Richard Stanley Writing 'High Rise' For Vincenzo Natali
After making his biggest splash this year with the genetic thriller Splice, director Vincenzo Natali suddenly has the option to do some films he's wanted to do for some time. One of those is an adaptation of the J.G. Ballard novel High Rise, which is now being scripted by Richard Stanley in conjunction with Natali.

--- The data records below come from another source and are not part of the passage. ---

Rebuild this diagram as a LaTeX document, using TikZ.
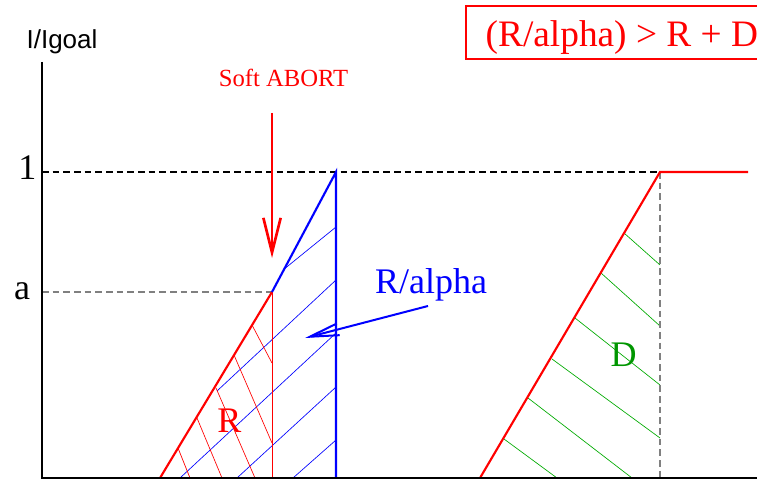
\documentclass[tikz,border=0pt]{standalone}
\usepackage{fontspec}
\setmainfont{Liberation Serif}
\newfontfamily\axisfont{Liberation Sans}
\usetikzlibrary{arrows.meta}

\definecolor{hatchgreen}{RGB}{0,170,0}
\definecolor{labelgreen}{RGB}{0,150,0}

\tikzset{
  bigtext/.style={font=\fontsize{27}{30}\selectfont},
  hatch/.style={line width=0.5pt},
  edge/.style={line width=1.6pt}
}

\begin{document}
\begin{tikzpicture}[x=0.75pt, y=-0.75pt, line width=1pt]
            \clip (0,0) rectangle (757,481);

            % Key points
            \coordinate (origin) at (42,478);
            \coordinate (ytop) at (42,62);
            \coordinate (xend) at (757,478);
            \coordinate (redfoot) at (160,478);
            \coordinate (apoint) at (272,292);
            \coordinate (afoot) at (272,478);
            \coordinate (bluetop) at (336,172);
            \coordinate (bluefoot) at (336,478);
            \coordinate (dfoot) at (480,478);
            \coordinate (dtop) at (660,172);
            \coordinate (dbase) at (660,478);
            \coordinate (dend) at (748,172);

            % Hatching
            \foreach \xa/\ya/\xb/\yb in {283/270/336/227, 217/391/336/280, 180/478/336/333,
                                         237/478/336/387, 293/478/336/440}
              \draw[blue, hatch] (\xa,\ya) -- (\xb,\yb);
            \foreach \xa/\ya/\xb/\yb in {252/325/272/363, 234/355/272/443, 216/388/255/478,
                                         197/418/222/478, 178/448/190/478}
              \draw[red, hatch] (\xa,\ya) -- (\xb,\yb);
            \foreach \xa/\ya/\xb/\yb in {624/233/660/265, 601/273/660/326, 575/318/660/385,
                                         552/359/660/438, 528/398/632/478, 504/439/557/478}
              \draw[hatchgreen, hatch] (\xa,\ya) -- (\xb,\yb);

            % Levels
            \draw[black, dashed, dash pattern=on 5pt off 3pt] (42,172) -- (dtop);
            \draw[gray, dashed, dash pattern=on 5pt off 3pt] (42,292) -- (apoint);
            \draw[gray, dashed, dash pattern=on 5pt off 3pt] (dtop) -- (dbase);

            % Curves
            \draw[red, line width=0.6pt] (apoint) -- (afoot);
            \draw[red, edge] (redfoot) -- (apoint);
            \draw[blue, edge] (apoint) -- (bluetop) -- (bluefoot);
            \draw[red, edge] (dfoot) -- (dtop) -- (dend);

            % Axes
            \draw[line width=1.2pt] (ytop) -- (origin) -- (xend);
            \node[font=\axisfont\fontsize{19.5}{22}\selectfont, anchor=base] (ylabel) at (62,49) {I/Igoal};
            \node[bigtext, anchor=base] (one) at (27.5,180) {1};
            \node[bigtext, anchor=base] (alevel) at (22,299) {a};

            % Labels
            \node[red, font=\fontsize{18.5}{21}\selectfont, anchor=base] (abort) at (283.5,87) {Soft ABORT};
            \coordinate (aborttop) at (272,113);
            \coordinate (aborttip) at (272,258);
            \draw[red, line width=2pt, -{Straight Barb[length=26pt, width=13pt]}] (aborttop) -- (aborttip);

            \node[blue, bigtext, anchor=base] (ralpha) at (431,293) {R/alpha};
            \coordinate (ralphatail) at (428,306);
            \coordinate (ralphatip) at (305,338);
            \draw[blue, line width=1.5pt, -{Straight Barb[length=22pt, width=9pt]}] (ralphatail) -- (ralphatip);

            \node[red, bigtext, anchor=base] (rlabel) at (229.5,432) {R};
            \node[labelgreen, bigtext, anchor=base] (dlabel) at (623.5,366) {D};

            % Condition box
            \draw[red, line width=1pt] (466,6) rectangle (800,59);
            \node[red, font=\fontsize{28}{31}\selectfont, anchor=base west, inner sep=0pt] (cond) at (485,47) {(R/alpha) > R + D};
        \end{tikzpicture}
\end{document}
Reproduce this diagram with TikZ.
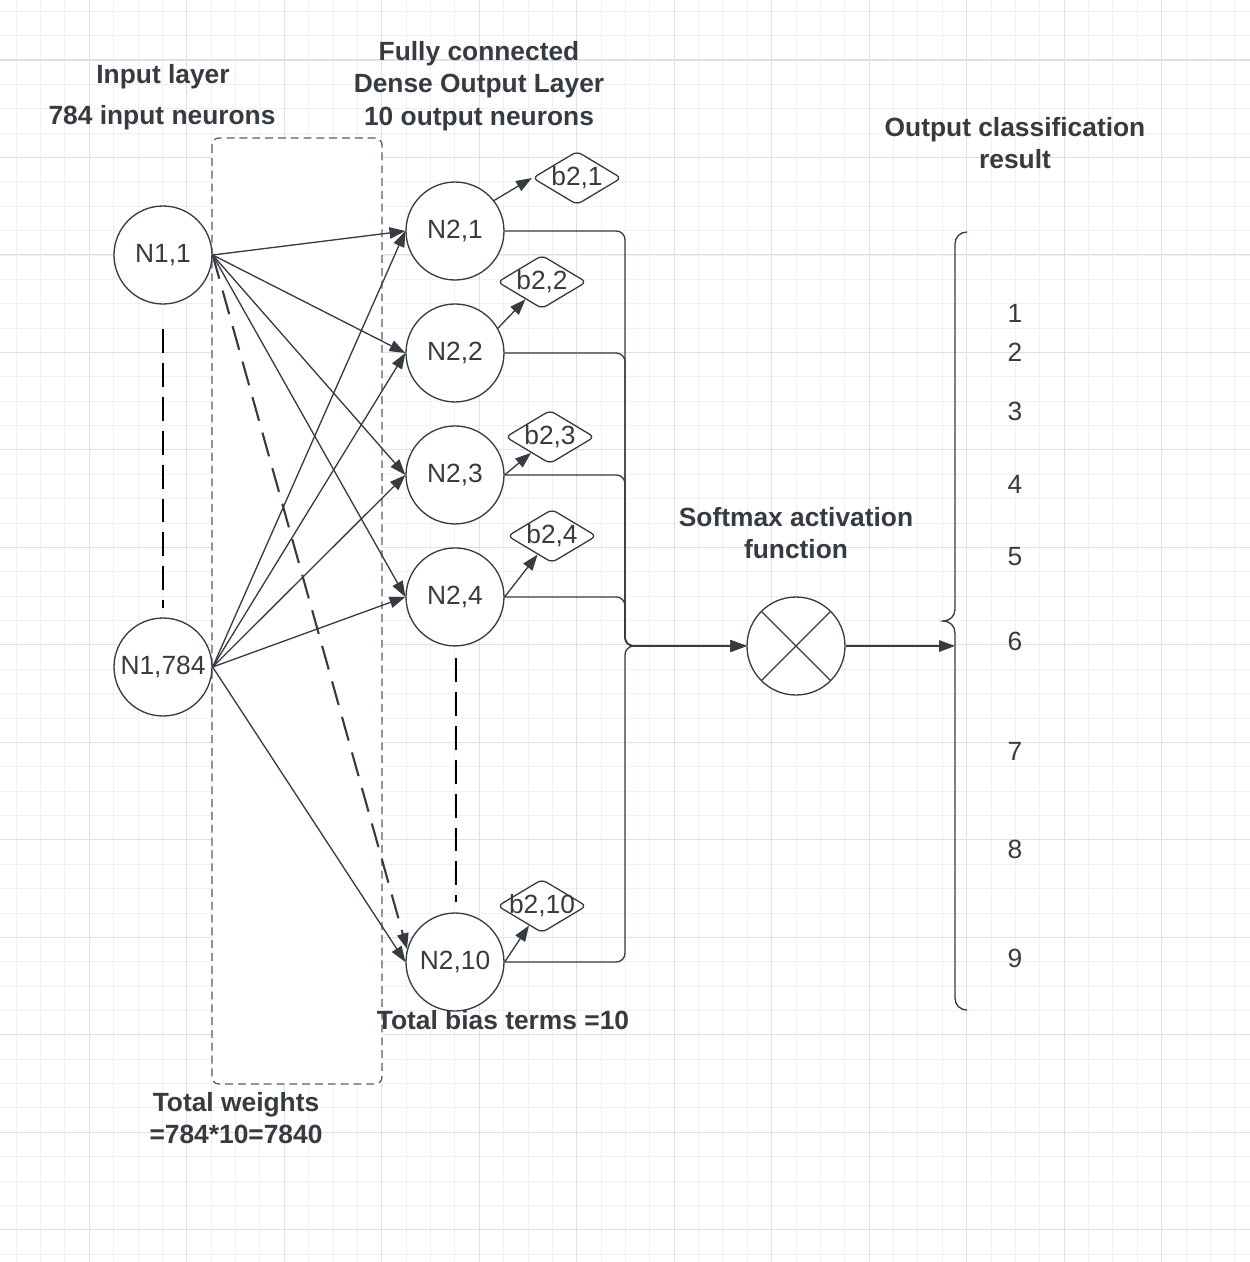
\documentclass[tikz,border=0pt]{standalone}
\usepackage{fontspec}
\setmainfont{Liberation Sans}
\usetikzlibrary{arrows.meta, shapes.geometric}

\definecolor{ink}{RGB}{54,59,66}
\definecolor{gridminor}{RGB}{240,240,240}
\definecolor{gridmajor}{RGB}{224,224,224}
\definecolor{boxgray}{RGB}{88,93,100}

\begin{document}
\begin{tikzpicture}[
            x = 0.02cm, y = -0.02cm, % one unit is one pixel
            > = {Triangle[length=9pt, width=6.5pt]}, % arrow head style
            line width = 0.75pt,
            color = ink,
            font = \fontsize{15}{18.4}\selectfont,
            node distance = 2.44cm % distance between output neurons
        ]

        \tikzstyle{neuron}=[
            circle,
            draw = ink,
            fill = white,
            minimum size = 1.96cm,
            inner sep = 0pt
        ]
        \tikzstyle{bias}=[
            diamond,
            draw = ink,
            fill = white,
            rounded corners = 3pt,
            minimum width = 1.78cm,
            minimum height = 1.07cm,
            inner sep = 0pt
        ]
        \tikzstyle{heading}=[font=\fontsize{15}{18.4}\selectfont\bfseries, align=center]
        \tikzstyle{gapline}=[black, line width=1.6pt, dash pattern=on 13.6pt off 5.7pt]
        \tikzstyle{dashlink}=[line width=1.2pt, dash pattern=on 14pt off 7pt]

        % page and grid
        \useasboundingbox (0,0) rectangle (1250,1262);
        \fill[white] (0,0) rectangle (1250,1262);
        \begin{scope}
            \clip (0,0) rectangle (1250,1262);
            \begin{scope}[shift={(-8.2,-37.5)}]
                \draw[gridminor, line width=0.5pt, step=0.4875cm] (0,1320) grid (1300,0);
                \draw[gridmajor, line width=0.6pt, step=1.95cm] (0,1320) grid (1300,0);
            \end{scope}
        \end{scope}

        % weights box
        \draw[boxgray, fill=white, line width=0.75pt, dash pattern=on 4.5pt off 2.8pt, rounded corners=4pt]
            (212,138) rectangle (382,1084);

        % labels
        \node[heading] (inlabel) at (163,77) {Input layer};
        \node[heading] (incount) at (162,118) {784 input neurons};
        \node[heading] (outlabel) at (479,86) {Fully connected\\Dense Output Layer\\10 output neurons};
        \node[heading] (reslabel) at (1015,143) {Output classification\\result};
        \node[heading] (smlabel) at (796,533) {Softmax activation\\function};
        \node[heading] (biaslabel) at (503,1020) {Total bias terms =10};
        \node[heading] (wlabel) at (236,1118) {Total weights\\=784*10=7840};

        % neurons
        \node[neuron] (n11) at (163,255) {N1,1};
        \node[neuron] (n1784) at (163,667) {N1,784};
        \node[neuron] (n21) at (455,231) {N2,1};
        \node[neuron] (n22) [below of=n21] {N2,2};
        \node[neuron] (n23) [below of=n22] {N2,3};
        \node[neuron] (n24) [below of=n23] {N2,4};
        \node[neuron] (n210) at (455,962) {N2,10};

        % bias terms
        \node[bias, label=center:{b2,1}] (b21) at (577,178) {};
        \node[bias, label=center:{b2,2}] (b22) at (542,282) {};
        \node[bias, label=center:{b2,3}] (b23) at (550,437) {};
        \node[bias, label=center:{b2,4}] (b24) at (552,536) {};
        \node[bias, label=center:{b2,10}] (b210) at (542,906) {};

        % softmax
        \node[neuron, path picture={
                \draw (path picture bounding box.north west) -- (path picture bounding box.south east)
                      (path picture bounding box.north east) -- (path picture bounding box.south west);
            }] (sm) at (796,646) {};
        \coordinate (bus) at (625,646);
        \coordinate (brace) at (955,646);

        % skipped neurons
        \draw[gapline] (163,329) -- (163,608);
        \draw[gapline] (456,658) -- (456,902);

        % weights
        \draw[->] (n11.east) -- (n21.west);
        \draw[->] (n11.east) -- (n22.west);
        \draw[->] (n11.east) -- (n23.west);
        \draw[->] (n11.east) -- (n24.west);
        \draw[->, dashlink] (n11.east) -- (n210.165);
        \draw[->] (n1784.east) -- (n21.west);
        \draw[->] (n1784.east) -- (n22.west);
        \draw[->] (n1784.east) -- (n23.west);
        \draw[->] (n1784.east) -- (n24.west);
        \draw[->] (n1784.east) -- (n210.west);

        % biases
        \draw[->] (n21.38) -- (b21.west);
        \draw[->] (n22.30) -- (b22);
        \draw[->] (n23.east) -- (b23);
        \draw[->] (n24.east) -- (b24);
        \draw[->] (n210.east) -- (b210);

        % into softmax
        \draw[->, rounded corners=5pt] (n21.east) -| (bus) -- (sm.west);
        \draw[->, rounded corners=5pt] (n22.east) -| (bus) -- (sm.west);
        \draw[->, rounded corners=5pt] (n23.east) -| (bus) -- (sm.west);
        \draw[->, rounded corners=5pt] (n24.east) -| (bus) -- (sm.west);
        \draw[->, rounded corners=5pt] (n210.east) -| (bus) -- (sm.west);
        \draw[->] (sm.east) -- (brace);

        % result brace
        \draw (967,232) .. controls (960,232) and (955,237) .. (955,244) -- (955,609)
              .. controls (955,616) and (950,621) .. (943,621)
              .. controls (950,621) and (955,626) .. (955,633) -- (955,998)
              .. controls (955,1005) and (960,1010) .. (967,1010);

        \node (c1) at (1015,313) {1};
        \node (c2) at (1015,352) {2};
        \node (c3) at (1015,411) {3};
        \node (c4) at (1015,484) {4};
        \node (c5) at (1015,557) {5};
        \node (c6) at (1015,641) {6};
        \node (c7) at (1015,751) {7};
        \node (c8) at (1015,849) {8};
        \node (c9) at (1015,958) {9};

  \end{tikzpicture}
\end{document}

Bleeding Cool talked to Natali, who says that he's now working with Richard Stanley on High Rise. Stanley has made two minor landmark genre films, Hardware and Dust Devil, and intriguing docs like The Secret Glory (about an SS officer looking for the Holy Grail) and Voodoo doc The White Darkness. And, yes, he was famously fired four days into shooting the remake of The Island of Dr. Moreau, but snuck back on set disguised as one of the film's creatures. Brass balls on that guy.High Rise is a really intriguing project — any Ballard adaptation is, really — and it's one that seems quite well suited to the guy who made Hardware. Natali previously described the project:
This is about a building that is so enormous that it basically functions like a vertically integrated society. It's about what happens when that [high rise] society collapses. I call it a social disaster film; it's really fun, it's really crazy.
Hearing that Stanley is working on High Rise inflates my curiosity about the project. Natali says,
Richard [is] quite brilliant, and quite amazing. Extraordinary character. There aren't many like Richard Stanley...for years I had worked on High Rise myself, pretty much alone. At one point Rudy Wurlitzer had written a draft, He's quite a well known screen writer. That hadn't really worked out, and at a certain point, I just felt tapped out. So Jeremy Thomas suggested Richard who he had worked with in the past, so Richard's come in and he's really injected new blood into it. I think we're going to nail it, I think it's going to be great.
In addition, the director provided updates on possible films Tunnels and Neuromancer, the latter being his adaptation of William Gibson's trend-setting sci-fi novel.
On Tunnels, which would adapt the Roderick Gordon and Brian Williams book of the same name:
Tunnels, potentially, has money behind it, because it's being produced by Relativity. It's a kind of...almost a studio here in Hollywood. They back a lot of movies.
And check the full interview for a lot of talk about the direction Neuromancer might take, but here's a condensed update:
Neuromancer is something that's happened very recently. Literally yesterday, I finished my first rough draft of it, so it's in it's infant stages. I'm actually very hopeful for it after Inception, because I think that they share enough material, there's enough connective tissue between those movies, that people could see how Neuromancer could be made; but not enough so that it doesn't stand out on it's own, as something original...The cyberspace element of it would be a completely abstract universe. So it will be the opposite of The Matrix. Except for some very discreet scenes we are not in a world that looks like our own.... I don't think that it should in any way feel like the real world, and in fact, not a great deal of the movie, or the book, takes place in that universe. We only glimpse it periodically, and in fact the rest of the film takes place in very much a real, gritty world. My approach to this is pretty far from The Matrix. I think the Matrix is very much a comic book kind of universe with a heightened, stylised reality, in both The Matrix universe and the real world.